--- Requirement ---
Take every line where the string "this" appears and copy it.

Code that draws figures
===============
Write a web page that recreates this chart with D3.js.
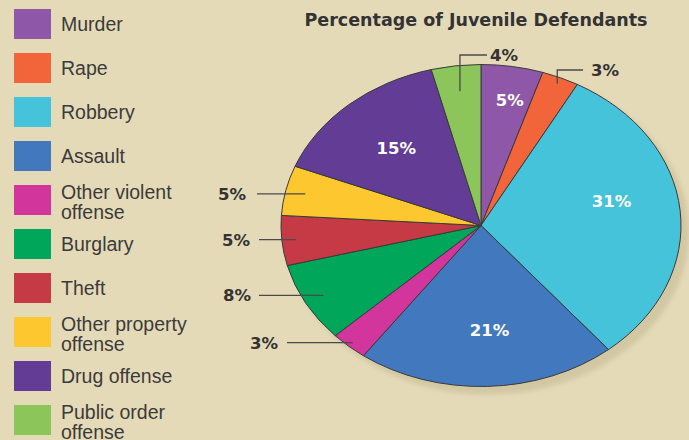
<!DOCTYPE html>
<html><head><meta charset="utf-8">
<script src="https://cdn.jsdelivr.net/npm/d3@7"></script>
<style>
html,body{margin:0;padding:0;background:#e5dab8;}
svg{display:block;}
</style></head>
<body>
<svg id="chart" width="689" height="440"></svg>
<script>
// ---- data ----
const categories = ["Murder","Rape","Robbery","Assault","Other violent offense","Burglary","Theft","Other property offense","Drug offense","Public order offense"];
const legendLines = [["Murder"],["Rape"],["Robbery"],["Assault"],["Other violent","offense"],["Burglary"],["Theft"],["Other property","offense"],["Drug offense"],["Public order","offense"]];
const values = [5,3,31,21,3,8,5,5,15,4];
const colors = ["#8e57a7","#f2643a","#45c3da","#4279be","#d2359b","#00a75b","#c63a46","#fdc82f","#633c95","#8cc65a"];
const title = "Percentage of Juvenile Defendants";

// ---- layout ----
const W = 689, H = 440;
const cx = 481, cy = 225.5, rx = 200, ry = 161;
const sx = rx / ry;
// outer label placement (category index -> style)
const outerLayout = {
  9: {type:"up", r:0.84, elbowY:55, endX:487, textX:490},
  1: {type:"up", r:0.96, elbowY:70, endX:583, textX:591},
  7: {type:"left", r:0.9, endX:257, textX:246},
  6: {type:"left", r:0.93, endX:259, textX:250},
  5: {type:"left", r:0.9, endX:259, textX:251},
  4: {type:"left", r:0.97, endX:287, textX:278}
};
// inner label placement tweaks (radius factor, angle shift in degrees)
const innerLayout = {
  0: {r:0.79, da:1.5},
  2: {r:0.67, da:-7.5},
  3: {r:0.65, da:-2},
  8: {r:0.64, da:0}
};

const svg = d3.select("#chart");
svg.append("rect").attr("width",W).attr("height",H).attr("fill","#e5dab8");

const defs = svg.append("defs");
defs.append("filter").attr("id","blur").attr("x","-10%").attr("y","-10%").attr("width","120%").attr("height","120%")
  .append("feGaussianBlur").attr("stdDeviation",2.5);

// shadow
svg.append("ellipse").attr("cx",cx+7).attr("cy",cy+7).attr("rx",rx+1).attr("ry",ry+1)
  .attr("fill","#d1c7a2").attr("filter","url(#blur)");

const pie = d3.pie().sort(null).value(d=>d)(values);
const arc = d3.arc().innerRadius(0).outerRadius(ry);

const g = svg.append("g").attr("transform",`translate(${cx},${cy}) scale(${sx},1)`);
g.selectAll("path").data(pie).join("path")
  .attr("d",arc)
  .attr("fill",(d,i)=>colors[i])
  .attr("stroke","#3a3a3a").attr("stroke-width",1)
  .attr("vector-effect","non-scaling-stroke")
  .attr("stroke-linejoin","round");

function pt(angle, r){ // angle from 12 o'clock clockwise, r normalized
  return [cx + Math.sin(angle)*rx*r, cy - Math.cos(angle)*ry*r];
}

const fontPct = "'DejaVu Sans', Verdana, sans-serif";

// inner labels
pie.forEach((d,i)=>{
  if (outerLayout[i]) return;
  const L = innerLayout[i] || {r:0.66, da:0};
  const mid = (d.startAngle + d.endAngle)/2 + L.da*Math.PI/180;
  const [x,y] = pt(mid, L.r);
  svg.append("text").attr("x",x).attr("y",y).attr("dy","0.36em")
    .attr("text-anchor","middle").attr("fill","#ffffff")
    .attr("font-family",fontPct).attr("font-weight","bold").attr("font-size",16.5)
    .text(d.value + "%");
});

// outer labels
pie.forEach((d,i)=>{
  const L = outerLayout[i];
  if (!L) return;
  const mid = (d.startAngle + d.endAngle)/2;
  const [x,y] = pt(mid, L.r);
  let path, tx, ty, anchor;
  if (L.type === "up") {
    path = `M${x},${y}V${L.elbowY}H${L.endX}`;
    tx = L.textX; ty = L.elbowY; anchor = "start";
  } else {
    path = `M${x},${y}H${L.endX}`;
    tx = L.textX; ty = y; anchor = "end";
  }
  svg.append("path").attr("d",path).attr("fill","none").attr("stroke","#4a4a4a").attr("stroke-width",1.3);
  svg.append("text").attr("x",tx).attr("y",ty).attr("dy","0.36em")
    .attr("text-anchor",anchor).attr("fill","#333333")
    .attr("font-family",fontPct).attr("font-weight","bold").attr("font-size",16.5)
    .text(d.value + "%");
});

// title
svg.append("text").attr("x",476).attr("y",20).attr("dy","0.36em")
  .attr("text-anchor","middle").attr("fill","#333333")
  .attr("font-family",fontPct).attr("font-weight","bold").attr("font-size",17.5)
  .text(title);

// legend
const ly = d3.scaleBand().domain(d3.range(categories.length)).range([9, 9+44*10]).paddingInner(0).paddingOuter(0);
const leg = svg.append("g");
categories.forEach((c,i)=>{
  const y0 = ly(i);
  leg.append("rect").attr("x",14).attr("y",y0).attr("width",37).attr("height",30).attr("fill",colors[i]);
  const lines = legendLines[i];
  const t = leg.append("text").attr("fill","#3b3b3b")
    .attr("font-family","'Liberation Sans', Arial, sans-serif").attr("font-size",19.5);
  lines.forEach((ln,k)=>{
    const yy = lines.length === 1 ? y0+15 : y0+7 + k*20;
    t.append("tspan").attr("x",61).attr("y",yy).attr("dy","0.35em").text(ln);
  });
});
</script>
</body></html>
===============
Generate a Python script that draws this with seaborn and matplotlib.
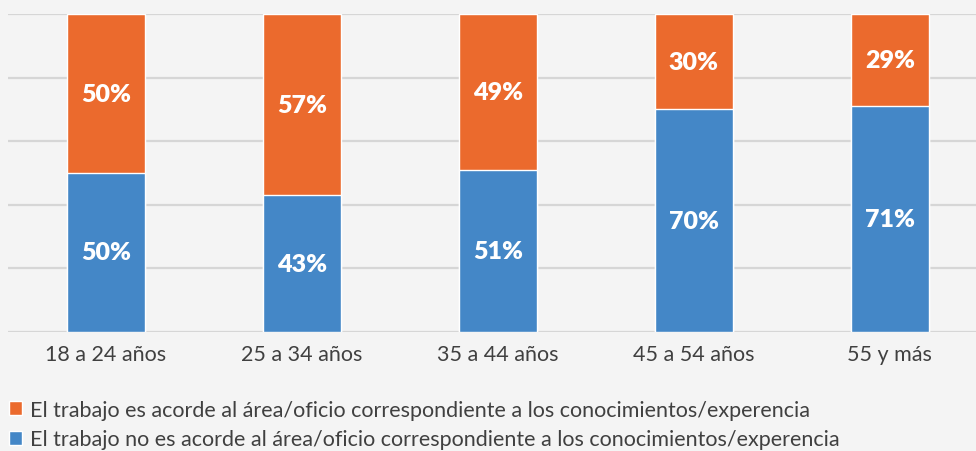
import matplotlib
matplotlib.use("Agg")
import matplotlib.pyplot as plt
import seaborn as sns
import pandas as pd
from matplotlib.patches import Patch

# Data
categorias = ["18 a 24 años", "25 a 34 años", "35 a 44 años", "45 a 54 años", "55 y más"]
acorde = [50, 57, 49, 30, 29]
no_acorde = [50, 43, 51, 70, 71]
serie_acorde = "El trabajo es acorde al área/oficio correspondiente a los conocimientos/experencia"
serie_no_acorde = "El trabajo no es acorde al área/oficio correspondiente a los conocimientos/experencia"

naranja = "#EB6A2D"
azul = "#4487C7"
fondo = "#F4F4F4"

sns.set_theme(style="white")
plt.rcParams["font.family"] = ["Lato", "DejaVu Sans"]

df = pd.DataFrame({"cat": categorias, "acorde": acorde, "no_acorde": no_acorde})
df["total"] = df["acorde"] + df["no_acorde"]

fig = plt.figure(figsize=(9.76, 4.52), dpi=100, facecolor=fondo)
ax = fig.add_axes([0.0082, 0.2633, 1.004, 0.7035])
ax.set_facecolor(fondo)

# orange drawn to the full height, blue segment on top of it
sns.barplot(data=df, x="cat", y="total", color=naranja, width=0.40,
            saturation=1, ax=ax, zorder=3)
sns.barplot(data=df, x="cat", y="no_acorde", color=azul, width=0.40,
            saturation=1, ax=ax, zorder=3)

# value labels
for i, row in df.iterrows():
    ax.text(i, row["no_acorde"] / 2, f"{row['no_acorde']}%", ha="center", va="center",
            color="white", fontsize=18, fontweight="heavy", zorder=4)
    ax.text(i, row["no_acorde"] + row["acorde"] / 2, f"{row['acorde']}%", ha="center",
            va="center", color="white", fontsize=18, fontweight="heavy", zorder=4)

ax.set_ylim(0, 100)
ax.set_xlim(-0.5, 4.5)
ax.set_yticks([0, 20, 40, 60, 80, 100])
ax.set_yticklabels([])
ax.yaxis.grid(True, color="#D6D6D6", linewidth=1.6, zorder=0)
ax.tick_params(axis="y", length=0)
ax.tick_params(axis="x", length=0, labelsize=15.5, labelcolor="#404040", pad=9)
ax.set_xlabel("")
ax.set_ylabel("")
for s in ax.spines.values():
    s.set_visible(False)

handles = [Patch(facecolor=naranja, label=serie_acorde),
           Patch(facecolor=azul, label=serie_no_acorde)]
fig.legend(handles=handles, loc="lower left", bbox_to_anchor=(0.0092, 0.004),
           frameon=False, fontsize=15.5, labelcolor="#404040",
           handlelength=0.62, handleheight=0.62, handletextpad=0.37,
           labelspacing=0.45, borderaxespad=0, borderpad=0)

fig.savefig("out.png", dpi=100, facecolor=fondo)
===============
--- Worked answer ---
Write a web page that recreates this chart with D3.js.
Generate a Python script that draws this with seaborn and matplotlib.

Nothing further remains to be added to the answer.